The actions of M & G deprived Jewelcor the beneficial enjoyment of the premises and constituted an eviction. Therefore, the January 4, 1995 Opinion will be vacated and matter will be remanded for further proceedings.


[1] On October 5, 1990, Jewelcor filed a voluntary petition in Bankruptcy pursuant to Chapter 11 of the United States Bankruptcy Code.

[2] 11 U.S.C. § 365(d) (4) reads:

Notwithstanding paragraphs (1) and (2), in a case under any chapter of this title, if the trustee does not assume or reject an unexpired lease of nonresidential real property under which the debtor is the lessee within 60 days after the date of the order for relief, or within such additional time as the court, for cause, within such 60-day period, fixes, then such lease is deemed rejected, and the trustee shall immediately surrender such nonresidential real property to the lessor.

[3] The issue of the purported agreement was not before the Bankruptcy Court and is not now before this court.
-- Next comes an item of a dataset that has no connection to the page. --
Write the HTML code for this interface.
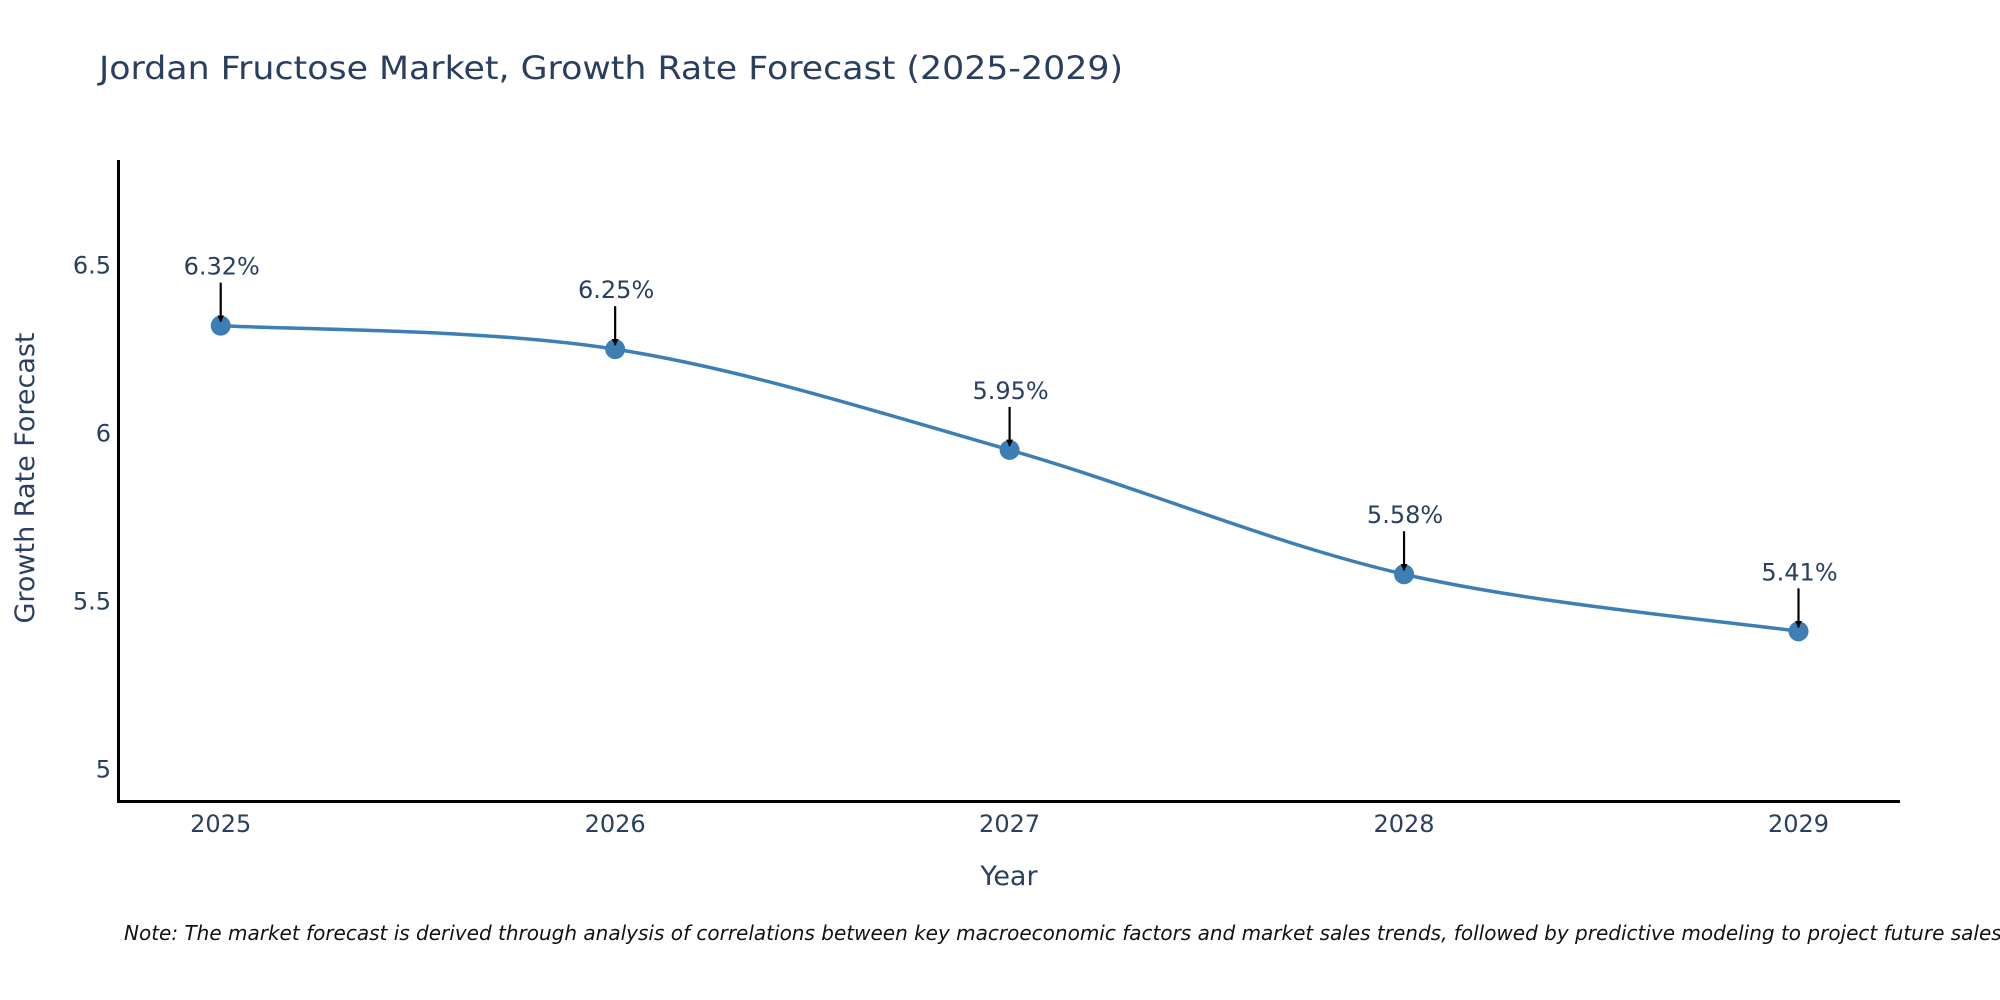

Jewelcor filed a motion for specific performance of the alleged oral agreement. That motion, however, was not decided before the instant motions although the resolution of that issue would appear to be dispositive of all the issues raised in this appeal.

[4] 11 U.S.C. § 365(b) (1) (A) states:

(b) (1) If there has been a default in an executory contract or unexpired lease of the debtor, the trustee may not assume such contract or lease unless, at the time of assumption of such contract or lease, the trustee

(A) cures, or provides adequate assurance that the trustee will promptly sure, such default . . .

[5] As to whether Jewelcor abandoned the premises, it should also be noted that the motion to assume the lease was filed on February 4, 1991, some four months before it ceased making rental payments. This fact, combined with the fact that Jewelcor ceased paying rent based on its understanding of an agreement between it and M & G purportedly made prior to May, 1991, make it unlikely that Jewelcor intended to abandon the premises at that time.

[6] There were no specific factual findings as to what portion of the premises were leased to the Salvation Army. However, even assuming that the entire building was not used, the Kahn court noted that to constitute an eviction, the landlord's encroachment must deprive the tenant of the "beneficial enjoyment of the demised premises or of some substantial portion thereof." Kahn, 327 Pa. at 212, 193 A. 905 (emphasis added, internal quotations and citations omitted).

[7] Although not addressed in the Opinion of the Bankruptcy Court, Jewelcor maintains that M & G entered into an agreement with the Salvation Army for the sale of the premises. If an agreement of sale, as distinguished from a lease, was executed while a Motion to Assume was pending, it would be more consistent with an intent to exclude rather than an effort to mitigate.